Damages?! I was charged with fleeing and alluding a police officer in my mini-van. I was having heart palpitations. The doctor was running late so I told his staff I was stepping into the hall. I was hyperventilating by this time. Fleeing and alluding an officer is a felony. A felony where I live is a hefty fine, plus six months jail time and community service. It was a “WTF” moment.
I’m in the hallway pacing back and forth waiting for Mr. Attorney to pick up his phone. I’m having hot sweats and trembling. He finally picks up. He listens to my whole story and bursts out laughing. Not funny ha-ha.

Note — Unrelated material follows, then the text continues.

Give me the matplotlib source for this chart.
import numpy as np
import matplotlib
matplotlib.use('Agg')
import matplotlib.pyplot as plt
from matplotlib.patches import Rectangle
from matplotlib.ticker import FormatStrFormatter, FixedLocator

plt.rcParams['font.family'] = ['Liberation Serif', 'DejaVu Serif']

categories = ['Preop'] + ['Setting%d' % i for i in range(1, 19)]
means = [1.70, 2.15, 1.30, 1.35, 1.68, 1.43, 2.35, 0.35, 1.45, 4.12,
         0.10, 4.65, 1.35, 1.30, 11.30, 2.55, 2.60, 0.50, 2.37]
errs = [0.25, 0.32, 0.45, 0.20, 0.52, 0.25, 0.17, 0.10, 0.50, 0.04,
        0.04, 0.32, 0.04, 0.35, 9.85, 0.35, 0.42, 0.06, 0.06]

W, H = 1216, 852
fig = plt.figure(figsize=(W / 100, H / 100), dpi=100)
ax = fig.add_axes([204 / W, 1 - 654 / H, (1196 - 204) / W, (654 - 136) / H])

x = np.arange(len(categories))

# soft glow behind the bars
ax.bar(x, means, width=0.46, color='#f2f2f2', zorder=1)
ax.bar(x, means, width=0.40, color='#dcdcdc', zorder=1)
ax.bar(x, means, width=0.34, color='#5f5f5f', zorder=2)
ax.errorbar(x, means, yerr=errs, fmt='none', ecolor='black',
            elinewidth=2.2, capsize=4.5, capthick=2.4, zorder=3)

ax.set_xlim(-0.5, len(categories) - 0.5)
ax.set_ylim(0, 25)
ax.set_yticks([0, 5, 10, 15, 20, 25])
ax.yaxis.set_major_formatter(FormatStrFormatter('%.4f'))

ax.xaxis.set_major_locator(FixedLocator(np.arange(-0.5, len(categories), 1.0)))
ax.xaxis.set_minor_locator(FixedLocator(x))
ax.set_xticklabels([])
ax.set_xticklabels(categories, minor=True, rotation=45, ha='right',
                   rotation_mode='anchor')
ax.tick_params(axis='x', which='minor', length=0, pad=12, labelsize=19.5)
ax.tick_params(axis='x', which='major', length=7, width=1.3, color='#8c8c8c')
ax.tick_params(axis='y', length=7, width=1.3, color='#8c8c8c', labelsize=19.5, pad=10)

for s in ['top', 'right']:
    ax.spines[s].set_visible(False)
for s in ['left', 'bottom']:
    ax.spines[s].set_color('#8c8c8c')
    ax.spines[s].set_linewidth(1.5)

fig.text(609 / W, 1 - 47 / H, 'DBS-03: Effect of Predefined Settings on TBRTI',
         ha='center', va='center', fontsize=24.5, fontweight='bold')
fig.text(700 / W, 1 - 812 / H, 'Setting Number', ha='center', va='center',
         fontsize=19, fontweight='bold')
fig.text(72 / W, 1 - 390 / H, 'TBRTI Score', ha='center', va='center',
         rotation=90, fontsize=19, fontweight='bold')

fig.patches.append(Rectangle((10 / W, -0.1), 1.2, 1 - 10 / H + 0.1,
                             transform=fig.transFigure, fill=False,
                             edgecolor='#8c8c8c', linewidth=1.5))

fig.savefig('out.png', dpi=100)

Laughing hysterically. He told me to picture it. Forty-something-year-old soccer mom from suburbia driving in her minivan charged with fleeing and alluding. He couldn’t breathe. Well, neither could I.
Mr. Attorney told me not to worry. The charges would never stick. Blah. Blah. Blah. He wasn’t charged with fleeing and alluding. Nope. Nah. Nada. He could laugh all he wanted. I was losing years in minutes. A heart attack was imminent. Suddenly, the cardiologist came out to get me and immediately said “I wasn’t going to do this, but I think it would be a great time for you to have a stress test.” No s*(? Sherlock!
Amazingly, my stress test came out normal. Really? Machine must have been faulty. Since my attorney thought the story was so funny, I decided to seek out a friend who worked in the city police department. I called her. She and her husband were my angels for the next few months. I told her my story. She was dumbfounded. Her husband had been listening in and interrupted after a few minutes.
I had forgotten that her husband was the Chief of Police, Traffic of the city where I was “detained”. He inquired about the officer and then asked for his badge number. Well, apparently, my police officer had a reputation for charging people with ridiculous offenses. Thank God for friends. Letters were written on my behalf to let the courts know about my good character. Yes, “the courts”.
Six weeks later, I stood in front of the traffic court judge and approximately 100 other traffic violators. When the judge read the charges filed against me, he laughed. Yes. I said he laughed. Again, not a funny ha-ha, but hysterically. I dimly smiled and let out a small, strained giggle and pleaded “not guilty, sir”. Through his tears of laughter, he managed to tell the court that “I’m sorry. I do not try felons in my court. Next!”
My friend and her husband were with me the whole time for support. Thank God or I would have passed out. Next stop. Criminal court. This judge was a bit more stern. If he thought my story was funny, he didn’t show it at all. I pleaded “not guilty” again. I truly wanted to vomit. The court officer was chuckling. I was dying. I had all my charges dropped, paid my court fees, and am now a felon-free citizen.
I can laugh now when I tell my “fleeing and alluding” story. Admittedly, it took a while before I thought it was funny at all. Now, I look back and think “I should have laughed my way through it, too.” It is pretty funny I must say. The most ironic thing about it is that I am one of the most careful, slow, grandma-like drivers that I know. I’m afraid to go more than 10 miles over the speed limit.
As cliché as this may sound, the biggest lesson that I’ve learned from this experience and have been reminded of on numerous occasions is that “this too shall pass”. It is all about timing. Not my time, but God’s time. I allowed this incident to stress me out more than it should have. It was being taken care of. My friends, my family, and God were all there laughing all the way. I should have been too. Laugh more. Fear less.
God makes everything happen at the right time.